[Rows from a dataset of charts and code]
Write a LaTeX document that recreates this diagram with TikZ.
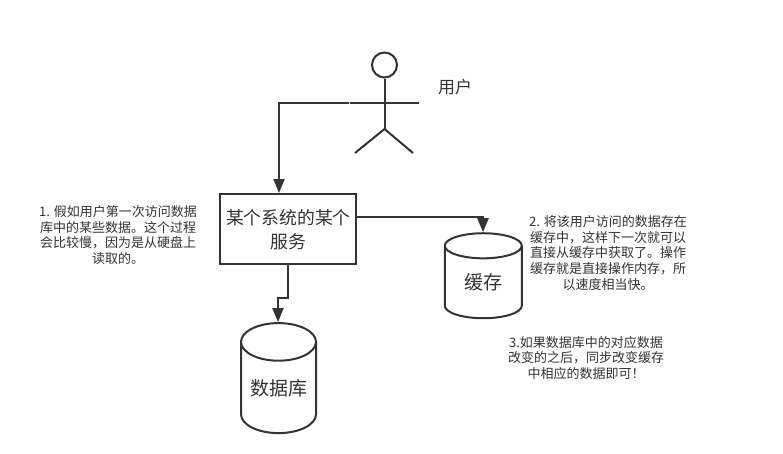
\documentclass[tikz,border=0pt]{standalone}
\usepackage{fontspec}
\setmainfont{Noto Sans CJK SC}[Scale=1]
\usetikzlibrary{arrows.meta,shapes.geometric}
\definecolor{ink}{HTML}{333333}
\tikzset{
  line/.style={draw=ink,line width=2pt},
  conn/.style={line,-{Triangle[length=14pt,width=11pt,color=ink]}},
  dbshape/.style={cylinder,shape border rotate=90,line,fill=white,aspect=0.66,inner sep=0pt,text=ink,font=\fontsize{19}{19}\selectfont},
  note/.style={align=center,text=ink,inner sep=0pt,font=\fontsize{13}{15.6}\selectfont},
  boxstyle/.style={line,text=ink,align=center,inner sep=0pt,font=\fontsize{17.8}{24}\selectfont}
}
\begin{document}
\begin{tikzpicture}[x=1pt,y=-1pt]
\useasboundingbox (0,0) rectangle (783,453);
\fill[white] (0,0) rectangle (783,453);
% actor
\node[circle,line,minimum size=25pt,inner sep=0pt] (head) at (384.5,65) {};
\coordinate (hip) at (384.5,129);
\coordinate (armL) at (350,102.5);
\coordinate (armR) at (419,102.5);
\coordinate (legL) at (355,153);
\coordinate (legR) at (413,153);
\coordinate (connStart) at (349,102.5);
\draw[line] (head.south) -- (hip);
\draw[line] (armL) -- (armR);
\draw[line] (legL) -- (hip) -- (legR);
\node[text=ink,inner sep=0pt,font=\fontsize{17}{17}\selectfont] (userlabel) at (455,87) {用户};
% service box
\node[boxstyle,minimum width=136pt,minimum height=70pt] (svc) at (288.3,229.3) {某个系统的某个\\服务};
% cylinders
\node[dbshape,minimum width=75pt,minimum height=110pt] (db) at (278.5,388) {数据库};
\node[dbshape,minimum width=77pt,minimum height=85pt] (cache) at (483.3,282.5) {缓存};
% connectors
\draw[conn] (connStart) -- (279,102.5) -- (279,193);
\coordinate (c1) at (288,298);
\coordinate (c2) at (278,298);
\draw[conn] (svc.south -| c1) -- (c1) -- (c2) -- (db.top -| c2);
\coordinate (c3) at (483,216.5);
\draw[conn] (svc.east |- c3) -- (c3) -- (cache.top -| c3);
% notes
\node[note] (n1) at (118,235) {1. 假如用户第一次访问数据\\库中的某些数据。这个过程\\会比较慢，因为是从硬盘上\\读取的。};
\node[note] (n2) at (608,253) {2. 将该用户访问的数据存在\\缓存中，这样下一次就可以\\直接从缓存中获取了。操作\\缓存就是直接操作内存，所\\以速度相当快。};
\node[note] (n3) at (586,358) {3.如果数据库中的对应数据\\改变的之后，同步改变缓存\\中相应的数据即可！};
\end{tikzpicture}
\end{document}
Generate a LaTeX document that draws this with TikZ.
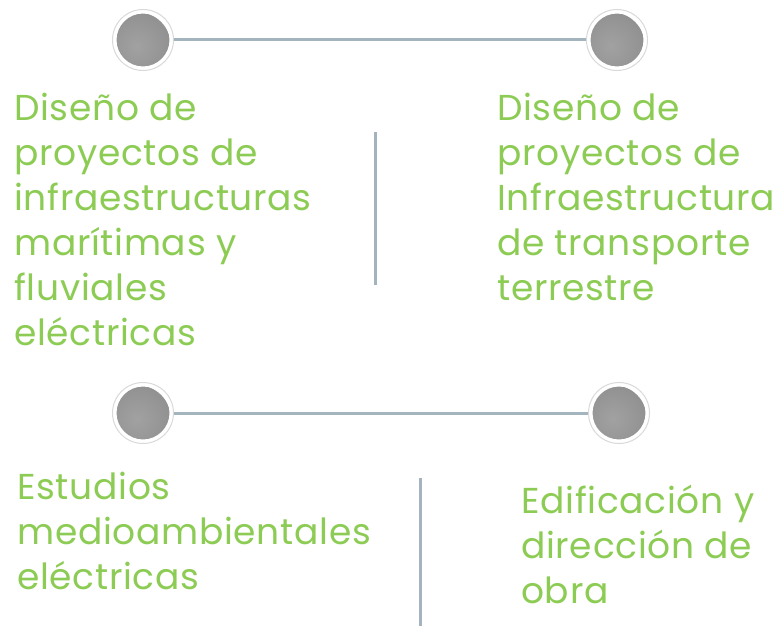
\documentclass[tikz,border=0pt]{standalone}
\usepackage{fontspec}
\setmainfont{Poppins}[LetterSpace=2]
\definecolor{txtgreen}{RGB}{141,204,84}
\definecolor{linegray}{RGB}{163,180,191}
\definecolor{ballgray}{RGB}{138,138,138}
\begin{document}
\begin{tikzpicture}[x=1pt,y=-1pt,
  ring/.style={circle,minimum size=61pt,inner sep=0pt,fill=white,draw=black!15,line width=1pt},
  conn/.style={draw=linegray,line width=3pt},
  label/.style={anchor=base west,align=left,inner sep=0pt,text=txtgreen,font=\fontsize{36}{45}\selectfont}]
\useasboundingbox (0,0) rectangle (781,626);
\fill[white] (0,0) rectangle (781,626);
\foreach \n/\x/\y in {a/143/40,b/617/40,c/143/413,d/619/413}{
  \node[ring] (\n) at (\x,\y) {};
  \shade[inner color=ballgray!80,outer color=ballgray!105!black] (\x-6,\y+6) circle (34);
  \fill[white] (\x,\y) circle (26.5) [even odd rule] (\x,\y) circle (45);
  \draw[black!15,line width=1pt] (\x,\y) circle (30.5);
}
\draw[conn] (a) -- (b);
\draw[conn] (c) -- (d);
\coordinate (v1t) at (375,132);
\coordinate (v1b) at (375,285);
\coordinate (v2t) at (420,478);
\coordinate (v2b) at (420,626);
\draw[conn] (v1t) -- (v1b);
\draw[conn] (v2t) -- (v2b);
\node[label] (t1) at (14,345) {Diseño de\\proyectos de\\infraestructuras\\marítimas y\\fluviales\\eléctricas};
\node[label] (t2) at (497,300) {Diseño de\\proyectos de\\Infraestructura\\de transporte\\terrestre};
\node[label] (t3) at (17,589) {Estudios\\medioambientales\\eléctricas};
\node[label] (t4) at (521,603) {Edificación y\\dirección de\\obra};
\end{tikzpicture}
\end{document}
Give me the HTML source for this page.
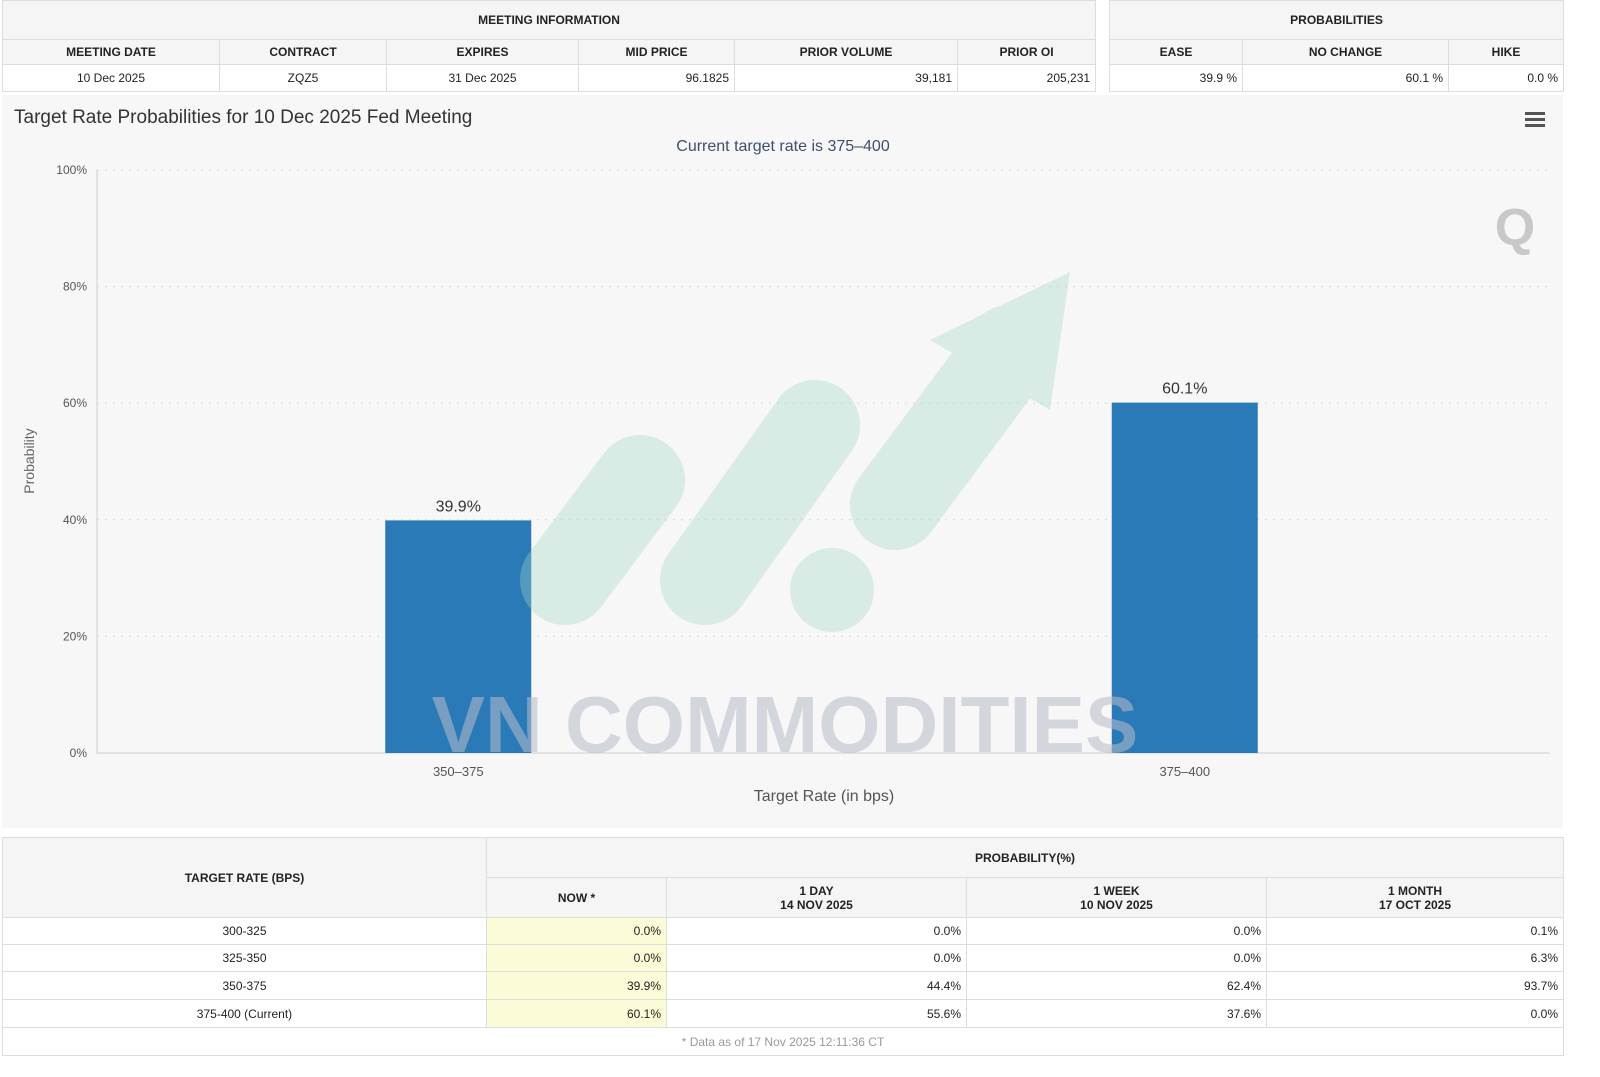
<!DOCTYPE html>
<html><head><meta charset="utf-8"><style>
body{margin:0;width:1600px;height:1077px;background:#fff;position:relative;overflow:hidden;font-family:"Liberation Sans",Arial,sans-serif;}
table{position:absolute;border-collapse:collapse;table-layout:fixed;font-size:12px;color:#222;}
td,th{border:1px solid #ddd;padding:0 5px;white-space:nowrap;overflow:hidden;}
th{background:#f5f5f5;font-weight:bold;text-align:center;font-size:12px;}
td{background:#fff;text-align:right;}
td.c{text-align:center;}
td.now{background:#fbfbd8;}
svg{position:absolute;left:0;top:0;}
</style></head><body>
<svg width="1600" height="1077">
<rect x="2" y="95" width="1561" height="733" fill="#f7f7f7"/>
<text x="14" y="123" font-size="19" fill="#333" font-family="Liberation Sans">Target Rate Probabilities for 10 Dec 2025 Fed Meeting</text>
<text x="783" y="151" font-size="16" fill="#3d4f6e" text-anchor="middle" font-family="Liberation Sans">Current target rate is 375–400</text>
<g><rect x="1525" y="112" width="20" height="3" fill="#555"/><rect x="1525" y="118" width="20" height="3" fill="#555"/><rect x="1525" y="124" width="20" height="3" fill="#555"/></g>
<text x="1515" y="245" font-size="52" font-weight="bold" fill="#c8c8c8" text-anchor="middle" font-family="Liberation Sans">Q</text>
<g id="grid"></g><g id="bars"></g>
<g opacity="0.35">
<line x1="565" y1="580" x2="640" y2="480" stroke="#9fd6c4" stroke-width="90" stroke-linecap="round"/>
<line x1="705" y1="580" x2="815" y2="425" stroke="#9fd6c4" stroke-width="90" stroke-linecap="round"/>
<circle cx="832" cy="590" r="42" fill="#9fd6c4"/>
<line x1="895" y1="505" x2="1010" y2="350" stroke="#9fd6c4" stroke-width="90" stroke-linecap="round"/>
<polygon points="930,340 1070,272 1050,410" fill="#9fd6c4"/>
</g>
<text x="785" y="752" font-size="80" font-weight="bold" fill="#b8bccb" opacity="0.55" text-anchor="middle" font-family="Liberation Sans">VN COMMODITIES</text>
<text x="34" y="461" font-size="14" fill="#666" text-anchor="middle" transform="rotate(-90 34 461)" font-family="Liberation Sans">Probability</text>
<text x="824" y="801" font-size="16" fill="#555" text-anchor="middle" font-family="Liberation Sans">Target Rate (in bps)</text>
</svg>

<table style="left:2px;top:0;width:1093px">
<colgroup><col style="width:217px"><col style="width:167px"><col style="width:192px"><col style="width:156px"><col style="width:223px"><col style="width:138px"></colgroup>
<tr style="height:39px"><th colspan="6">MEETING INFORMATION</th></tr>
<tr style="height:25px"><th>MEETING DATE</th><th>CONTRACT</th><th>EXPIRES</th><th>MID PRICE</th><th>PRIOR VOLUME</th><th>PRIOR OI</th></tr>
<tr style="height:27px"><td class="c">10 Dec 2025</td><td class="c">ZQZ5</td><td class="c">31 Dec 2025</td><td>96.1825</td><td>39,181</td><td>205,231</td></tr>
</table>
<table style="left:1109px;top:0;width:454px">
<colgroup><col style="width:133px"><col style="width:206px"><col style="width:115px"></colgroup>
<tr style="height:39px"><th colspan="3">PROBABILITIES</th></tr>
<tr style="height:25px"><th>EASE</th><th>NO CHANGE</th><th>HIKE</th></tr>
<tr style="height:27px"><td>39.9 %</td><td>60.1 %</td><td>0.0 %</td></tr>
</table>

<table style="left:2px;top:837px;width:1561px">
<colgroup><col style="width:484px"><col style="width:180px"><col style="width:300px"><col style="width:300px"><col style="width:297px"></colgroup>
<tr style="height:40px"><th rowspan="2">TARGET RATE (BPS)</th><th colspan="4">PROBABILITY(%)</th></tr>
<tr style="height:40px"><th>NOW *</th><th>1 DAY<br>14 NOV 2025</th><th>1 WEEK<br>10 NOV 2025</th><th>1 MONTH<br>17 OCT 2025</th></tr>
<tr style="height:27px"><td class="c">300-325</td><td class="now">0.0%</td><td>0.0%</td><td>0.0%</td><td>0.1%</td></tr>
<tr style="height:27px"><td class="c">325-350</td><td class="now">0.0%</td><td>0.0%</td><td>0.0%</td><td>6.3%</td></tr>
<tr style="height:28px"><td class="c">350-375</td><td class="now">39.9%</td><td>44.4%</td><td>62.4%</td><td>93.7%</td></tr>
<tr style="height:28px"><td class="c">375-400 (Current)</td><td class="now">60.1%</td><td>55.6%</td><td>37.6%</td><td>0.0%</td></tr>
<tr style="height:28px"><td colspan="5" class="c" style="color:#999">* Data as of 17 Nov 2025 12:11:36 CT</td></tr>
</table>

<script>
const categories = ["350–375", "375–400"];
const values = [39.9, 60.1];
const yTicks = [0, 20, 40, 60, 80, 100];
const NS = "http://www.w3.org/2000/svg";
const x0 = 97, x1 = 1550, yTop = 170, yBot = 753;
const y = v => yBot - (v / 100) * (yBot - yTop);
const bandW = (x1 - x0) / categories.length;
const xc = i => x0 + bandW * (i + 0.5) - 2;
const grid = document.getElementById("grid"), bars = document.getElementById("bars");
function mk(tag, attrs, parent, txt) {
  const e = document.createElementNS(NS, tag);
  for (const k in attrs) e.setAttribute(k, attrs[k]);
  if (txt !== undefined) e.textContent = txt;
  parent.appendChild(e); return e;
}
yTicks.forEach(t => {
  const l = mk("line", {x1: x0, x2: x1, y1: y(t), y2: y(t), stroke: t === 0 ? "#ccc" : "#d8d8d8", "stroke-dasharray": t === 0 ? "" : "2,6"}, grid);
  
  
  const tx = mk("text", {x: 87, y: y(t) + 4, "font-size": 12, fill: "#555", "text-anchor": "end", "font-family": "Liberation Sans"}, grid, t + "%");
  
  
});
mk("line", {x1: x0, x2: x0, y1: yTop, y2: yBot, stroke: "#ccc"}, grid);
categories.forEach((c, i) => {
  const w = 146;
  const r = mk("rect", {x: xc(i) - w / 2, y: y(values[i]), width: w, height: yBot - y(values[i]), fill: "#2a7ab8"}, bars);
  
  
  const lb = mk("text", {x: xc(i), y: y(values[i]) - 9, "font-size": 16, fill: "#333", "text-anchor": "middle", "font-family": "Liberation Sans"}, bars, values[i] + "%");
  
  
  const xl = mk("text", {x: xc(i), y: 776, "font-size": 13, fill: "#555", "text-anchor": "middle", "font-family": "Liberation Sans"}, bars, c);
  
  
});
</script>
</body></html>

Problem to solve
Pull out all lines from the listing that contain the string "with".

Correct answer
Write a LaTeX document that recreates this diagram with TikZ.
Generate a LaTeX document that draws this with TikZ.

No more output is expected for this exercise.